- **DATASET SECTION**

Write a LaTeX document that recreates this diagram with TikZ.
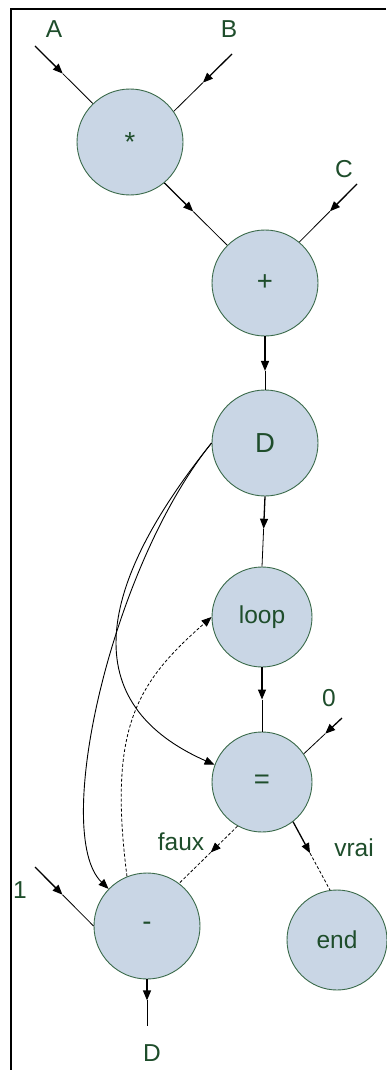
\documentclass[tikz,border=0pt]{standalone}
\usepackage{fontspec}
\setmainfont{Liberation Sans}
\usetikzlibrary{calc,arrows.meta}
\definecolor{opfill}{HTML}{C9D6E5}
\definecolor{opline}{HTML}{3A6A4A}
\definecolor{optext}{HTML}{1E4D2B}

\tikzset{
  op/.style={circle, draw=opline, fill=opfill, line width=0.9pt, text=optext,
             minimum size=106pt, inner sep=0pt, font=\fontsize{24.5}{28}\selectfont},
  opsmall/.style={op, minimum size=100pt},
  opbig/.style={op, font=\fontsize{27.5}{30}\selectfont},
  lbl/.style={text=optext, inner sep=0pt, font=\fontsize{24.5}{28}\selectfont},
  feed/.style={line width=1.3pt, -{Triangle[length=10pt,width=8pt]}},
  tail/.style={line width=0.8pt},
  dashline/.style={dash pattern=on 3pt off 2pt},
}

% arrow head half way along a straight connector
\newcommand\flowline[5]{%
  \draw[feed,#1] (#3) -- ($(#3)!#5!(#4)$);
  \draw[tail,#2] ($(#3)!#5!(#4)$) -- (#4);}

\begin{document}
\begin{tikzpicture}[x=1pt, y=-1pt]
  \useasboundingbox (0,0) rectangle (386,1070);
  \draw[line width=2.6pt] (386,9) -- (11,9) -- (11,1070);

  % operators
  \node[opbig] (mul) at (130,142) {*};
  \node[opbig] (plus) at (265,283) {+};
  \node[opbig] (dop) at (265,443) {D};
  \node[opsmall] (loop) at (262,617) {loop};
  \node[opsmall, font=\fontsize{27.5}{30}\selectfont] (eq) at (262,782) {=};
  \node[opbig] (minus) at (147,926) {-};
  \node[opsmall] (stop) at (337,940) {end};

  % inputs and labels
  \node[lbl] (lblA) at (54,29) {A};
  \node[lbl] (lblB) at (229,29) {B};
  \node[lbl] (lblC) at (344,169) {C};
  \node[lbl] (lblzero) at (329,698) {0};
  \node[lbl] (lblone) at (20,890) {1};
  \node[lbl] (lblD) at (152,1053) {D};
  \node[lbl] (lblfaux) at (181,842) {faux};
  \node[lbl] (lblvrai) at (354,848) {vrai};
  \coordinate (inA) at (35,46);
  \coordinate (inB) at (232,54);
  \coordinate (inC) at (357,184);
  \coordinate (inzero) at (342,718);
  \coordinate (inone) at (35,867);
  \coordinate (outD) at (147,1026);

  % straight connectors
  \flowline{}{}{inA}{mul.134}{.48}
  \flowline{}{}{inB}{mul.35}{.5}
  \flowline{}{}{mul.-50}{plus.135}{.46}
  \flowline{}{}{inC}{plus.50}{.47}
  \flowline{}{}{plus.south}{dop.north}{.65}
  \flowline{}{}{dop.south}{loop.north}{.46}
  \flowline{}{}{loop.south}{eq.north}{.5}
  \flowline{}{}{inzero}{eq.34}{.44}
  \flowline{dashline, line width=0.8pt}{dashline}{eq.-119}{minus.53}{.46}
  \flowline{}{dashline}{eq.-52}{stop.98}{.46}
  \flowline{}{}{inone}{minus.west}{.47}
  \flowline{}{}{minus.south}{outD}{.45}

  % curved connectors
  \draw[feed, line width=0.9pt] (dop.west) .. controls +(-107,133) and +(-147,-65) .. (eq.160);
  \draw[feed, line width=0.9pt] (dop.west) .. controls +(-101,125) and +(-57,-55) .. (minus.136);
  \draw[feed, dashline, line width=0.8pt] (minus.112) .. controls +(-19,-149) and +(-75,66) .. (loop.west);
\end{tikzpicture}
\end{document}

- **BRIEF**
Copy the material exactly. Do not include the pictures.

- **RESULT FOR THIS TASK**
Write a LaTeX document that recreates this diagram with TikZ.
\documentclass[tikz,border=0pt]{standalone}
\usepackage{fontspec}
\setmainfont{Liberation Sans}
\usetikzlibrary{calc,arrows.meta}
\definecolor{opfill}{HTML}{C9D6E5}
\definecolor{opline}{HTML}{3A6A4A}
\definecolor{optext}{HTML}{1E4D2B}

\tikzset{
  op/.style={circle, draw=opline, fill=opfill, line width=0.9pt, text=optext,
             minimum size=106pt, inner sep=0pt, font=\fontsize{24.5}{28}\selectfont},
  opsmall/.style={op, minimum size=100pt},
  opbig/.style={op, font=\fontsize{27.5}{30}\selectfont},
  lbl/.style={text=optext, inner sep=0pt, font=\fontsize{24.5}{28}\selectfont},
  feed/.style={line width=1.3pt, -{Triangle[length=10pt,width=8pt]}},
  tail/.style={line width=0.8pt},
  dashline/.style={dash pattern=on 3pt off 2pt},
}

% arrow head half way along a straight connector
\newcommand\flowline[5]{%
  \draw[feed,#1] (#3) -- ($(#3)!#5!(#4)$);
  \draw[tail,#2] ($(#3)!#5!(#4)$) -- (#4);}

\begin{document}
\begin{tikzpicture}[x=1pt, y=-1pt]
  \useasboundingbox (0,0) rectangle (386,1070);
  \draw[line width=2.6pt] (386,9) -- (11,9) -- (11,1070);

  % operators
  \node[opbig] (mul) at (130,142) {*};
  \node[opbig] (plus) at (265,283) {+};
  \node[opbig] (dop) at (265,443) {D};
  \node[opsmall] (loop) at (262,617) {loop};
  \node[opsmall, font=\fontsize{27.5}{30}\selectfont] (eq) at (262,782) {=};
  \node[opbig] (minus) at (147,926) {-};
  \node[opsmall] (stop) at (337,940) {end};

  % inputs and labels
  \node[lbl] (lblA) at (54,29) {A};
  \node[lbl] (lblB) at (229,29) {B};
  \node[lbl] (lblC) at (344,169) {C};
  \node[lbl] (lblzero) at (329,698) {0};
  \node[lbl] (lblone) at (20,890) {1};
  \node[lbl] (lblD) at (152,1053) {D};
  \node[lbl] (lblfaux) at (181,842) {faux};
  \node[lbl] (lblvrai) at (354,848) {vrai};
  \coordinate (inA) at (35,46);
  \coordinate (inB) at (232,54);
  \coordinate (inC) at (357,184);
  \coordinate (inzero) at (342,718);
  \coordinate (inone) at (35,867);
  \coordinate (outD) at (147,1026);

  % straight connectors
  \flowline{}{}{inA}{mul.134}{.48}
  \flowline{}{}{inB}{mul.35}{.5}
  \flowline{}{}{mul.-50}{plus.135}{.46}
  \flowline{}{}{inC}{plus.50}{.47}
  \flowline{}{}{plus.south}{dop.north}{.65}
  \flowline{}{}{dop.south}{loop.north}{.46}
  \flowline{}{}{loop.south}{eq.north}{.5}
  \flowline{}{}{inzero}{eq.34}{.44}
  \flowline{dashline, line width=0.8pt}{dashline}{eq.-119}{minus.53}{.46}
  \flowline{}{dashline}{eq.-52}{stop.98}{.46}
  \flowline{}{}{inone}{minus.west}{.47}
  \flowline{}{}{minus.south}{outD}{.45}

  % curved connectors
  \draw[feed, line width=0.9pt] (dop.west) .. controls +(-107,133) and +(-147,-65) .. (eq.160);
  \draw[feed, line width=0.9pt] (dop.west) .. controls +(-101,125) and +(-57,-55) .. (minus.136);
  \draw[feed, dashline, line width=0.8pt] (minus.112) .. controls +(-19,-149) and +(-75,66) .. (loop.west);
\end{tikzpicture}
\end{document}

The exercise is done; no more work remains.